When to Change the Water Instead of Treating It
Even perfect chemistry management has a ceiling. Total dissolved solids (TDS) accumulate over time - every chemical you add, every person who soaks, every contaminant that gets oxidized leaves something behind in the water. When TDS climbs above 1,500 ppm over your fill water baseline, the water becomes harder to balance and less effective as a medium for sanitizer to work in. You'll start noticing that chemicals don't seem to do much, foam appears for no obvious reason, and water looks dull even when tests read fine.
A lightly used tub might go 3-4 months before needing a drain and refill. A tub used hard every day in summer - jets running, multiple bathers, warm temperatures - may need a full water change after 6-8 weeks.
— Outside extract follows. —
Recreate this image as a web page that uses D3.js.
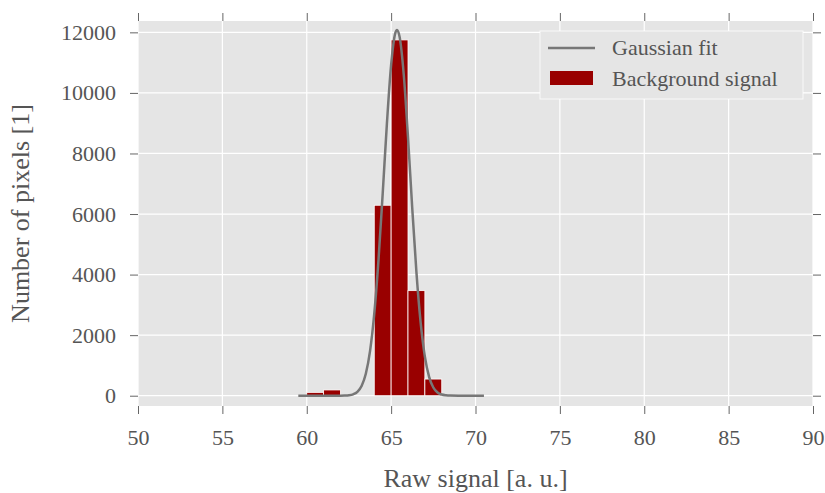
<!DOCTYPE html>
<html lang="en">
<head>
<meta charset="UTF-8">
<title>Background signal histogram</title>
<script src="https://d3js.org/d3.v7.min.js"></script>
<style>
    body { margin: 0; background: #fff; }
    text { font-family: "Liberation Serif", "DejaVu Serif", serif; fill: #555; }
    .grid line { stroke: #fff; stroke-width: 1.2px; }
    .tick line { stroke: #666; }
</style>
</head>
<body>
<script>
    // histogram bins (left edges) and counts
    const binStarts = [60, 61, 62, 63, 64, 65, 66, 67];
    const binCounts = [110, 190, 0, 0, 6290, 11750, 3470, 550];
    const binWidth = 1;

    // Gaussian fit curve
    const fitX = [59.5, 60, 60.5, 61, 61.5, 62, 62.25, 62.5, 62.75, 63, 63.25, 63.5, 63.75,
        64, 64.25, 64.5, 64.75, 65, 65.25, 65.35, 65.5, 65.75, 66, 66.25, 66.5, 66.75,
        67, 67.25, 67.5, 67.75, 68, 68.25, 68.5, 69, 69.5, 70, 70.5];
    const fitY = [0, 0, 0, 0, 0, 1, 5, 15, 47, 129, 322, 725, 1474,
        2701, 4470, 6671, 8986, 10923, 11981, 12080, 11859, 10592, 8537, 6208, 4075, 2412,
        1289, 622, 270, 106, 38, 12, 3, 0, 0, 0, 0];

    const xTicks = [50, 55, 60, 65, 70, 75, 80, 85, 90];
    const yTicks = [0, 2000, 4000, 6000, 8000, 10000, 12000];

    const W = 825, H = 493;
    const m = {left: 138, right: 12, top: 21, bottom: 87};

    const svg = d3.select("body").append("svg")
        .attr("width", W)
        .attr("height", H);

    const x = d3.scaleLinear().domain([50, 90]).range([m.left, W - m.right]);
    const y = d3.scaleLinear().domain([-340, 12375]).range([H - m.bottom, m.top]);

    // plot background
    svg.append("rect")
        .attr("x", m.left).attr("y", m.top)
        .attr("width", W - m.left - m.right)
        .attr("height", H - m.top - m.bottom)
        .attr("fill", "#e5e5e5");

    // grid
    const grid = svg.append("g").attr("class", "grid");
    grid.selectAll("line.v").data(xTicks).enter().append("line")
        .attr("class", "v")
        .attr("x1", d => x(d)).attr("x2", d => x(d))
        .attr("y1", m.top).attr("y2", H - m.bottom);
    grid.selectAll("line.h").data(yTicks).enter().append("line")
        .attr("class", "h")
        .attr("y1", d => y(d)).attr("y2", d => y(d))
        .attr("x1", m.left).attr("x2", W - m.right);

    // bars
    svg.append("g").selectAll("rect")
        .data(binStarts.map((s, i) => ({s: s, c: binCounts[i]})).filter(d => d.c > 0))
        .enter().append("rect")
        .attr("x", d => x(d.s))
        .attr("width", d => x(d.s + binWidth) - x(d.s))
        .attr("y", d => y(d.c))
        .attr("height", d => y(0) - y(d.c))
        .attr("fill", "#990000")
        .attr("stroke", "#fff")
        .attr("stroke-width", 0.8);

    // fit line
    const line = d3.line()
        .x(d => x(d[0]))
        .y(d => y(d[1]))
        .curve(d3.curveMonotoneX);
    svg.append("path")
        .datum(fitX.map((v, i) => [v, fitY[i]]))
        .attr("d", line)
        .attr("fill", "none")
        .attr("stroke", "#777")
        .attr("stroke-width", 2.5);

    // axes, ticks outward on all four sides
    const tickSize = 8;
    const axBottom = svg.append("g")
        .attr("transform", `translate(0,${H - m.bottom})`)
        .call(d3.axisBottom(x).tickValues(xTicks).tickSize(tickSize).tickPadding(15));
    const axTop = svg.append("g")
        .attr("transform", `translate(0,${m.top})`)
        .call(d3.axisTop(x).tickValues(xTicks).tickSize(tickSize).tickFormat(""));
    const axLeft = svg.append("g")
        .attr("transform", `translate(${m.left},0)`)
        .call(d3.axisLeft(y).tickValues(yTicks).tickSize(tickSize).tickPadding(14)
            .tickFormat(d3.format("d")));
    const axRight = svg.append("g")
        .attr("transform", `translate(${W - m.right},0)`)
        .call(d3.axisRight(y).tickValues(yTicks).tickSize(tickSize).tickFormat(""));

    [axBottom, axTop, axLeft, axRight].forEach(a => {
        a.select(".domain").remove();
        a.selectAll("text").attr("font-size", 22).style("fill", "#555")
            .attr("font-family", "Liberation Serif");
    });

    // axis labels
    svg.append("text")
        .attr("x", (m.left + W - m.right) / 2)
        .attr("y", 487)
        .attr("text-anchor", "middle")
        .attr("font-size", 26)
        .text("Raw signal [a. u.]");

    svg.append("text")
        .attr("transform", `translate(29,${(m.top + H - m.bottom) / 2}) rotate(-90)`)
        .attr("text-anchor", "middle")
        .attr("font-size", 26)
        .text("Number of pixels [1]");

    // legend
    const lg = svg.append("g");
    lg.append("rect")
        .attr("x", 540).attr("y", 31)
        .attr("width", 263).attr("height", 68)
        .attr("fill", "#e5e5e5")
        .attr("stroke", "#fff")
        .attr("stroke-opacity", 0.8)
        .attr("stroke-width", 1);
    lg.append("line")
        .attr("x1", 548).attr("x2", 595)
        .attr("y1", 48).attr("y2", 48)
        .attr("stroke", "#777")
        .attr("stroke-width", 2.5);
    lg.append("rect")
        .attr("x", 550).attr("y", 71)
        .attr("width", 43).attr("height", 14)
        .attr("fill", "#990000");
    lg.append("text")
        .attr("x", 612).attr("y", 55)
        .attr("font-size", 22)
        .text("Gaussian fit");
    lg.append("text")
        .attr("x", 612).attr("y", 86)
        .attr("font-size", 22)
        .text("Background signal");
</script>
</body>
</html>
If you're fighting the water and losing, check how long it's been since the last refill before you add anything else. For a clear guide on timing a summer drain, how often to change hot tub water walks through the decision.
Common Mistakes That Make Heavy-Use Chemistry Worse
- Testing once a week on a schedule regardless of use. Heavy use needs daily testing.
- Chasing pH down with acid without checking alkalinity first. If alkalinity is high, the pH will just rise again within hours.
- Adding sanitizer right before getting in without letting the jets circulate it for at least 10-15 minutes.
- Skipping shock after a big soak because the chlorine reading still looks okay. Free chlorine can read fine while combined chlorine (chloramines) builds up and causes that irritating smell and itchy skin.
- Not rinsing filters more frequently. Filters clog faster under heavy use and a clogged filter means poor circulation, which makes every chemistry problem worse.
Frequently Asked Questions
Why does my hot tub pH keep rising when I run the jets?
Jets force air into the water, which drives off carbon dioxide and causes pH to climb. This is called aeration-driven pH rise and it happens fast in a hot, heavily jetted tub. Keeping total alkalinity in the 80-100 ppm range helps slow it down.
How often should I test water if I use my hot tub every day?
Test every day during heavy-use periods. pH, sanitizer level, and alkalinity can shift significantly within 24 hours when you're soaking daily with jets running full blast in summer heat.
Why does my chlorine or bromine disappear so fast in summer?
Heat degrades sanitizer faster, bather load introduces contaminants, and jet aeration accelerates chemical off-gassing. A tub used daily in summer can burn through sanitizer 3-4 times faster than a lightly used winter tub.
Should I shock my hot tub more often during heavy use periods?
Yes. During heavy use, shock after every 2-3 soaks or at minimum twice a week. Non-chlorine shock oxidizes organic waste without spiking chlorine, making it practical for frequent use - but still do a full chlorine shock once a week.
Can running jets all the time wear out my water faster?
Heavy jet use accelerates chemical consumption, increases total dissolved solids, and makes water harder to keep balanced. A tub used hard every day in summer may need a full drain and refill after 6-8 weeks instead of the usual 3-4 months.
The bottom line: jets and heat are a powerful combination that demand active management, not a set-and-forget routine. Test daily, shock often, and know when the water has simply done its job and needs replacing. A little attention now saves you from a murky, frustrating tub at the worst possible time.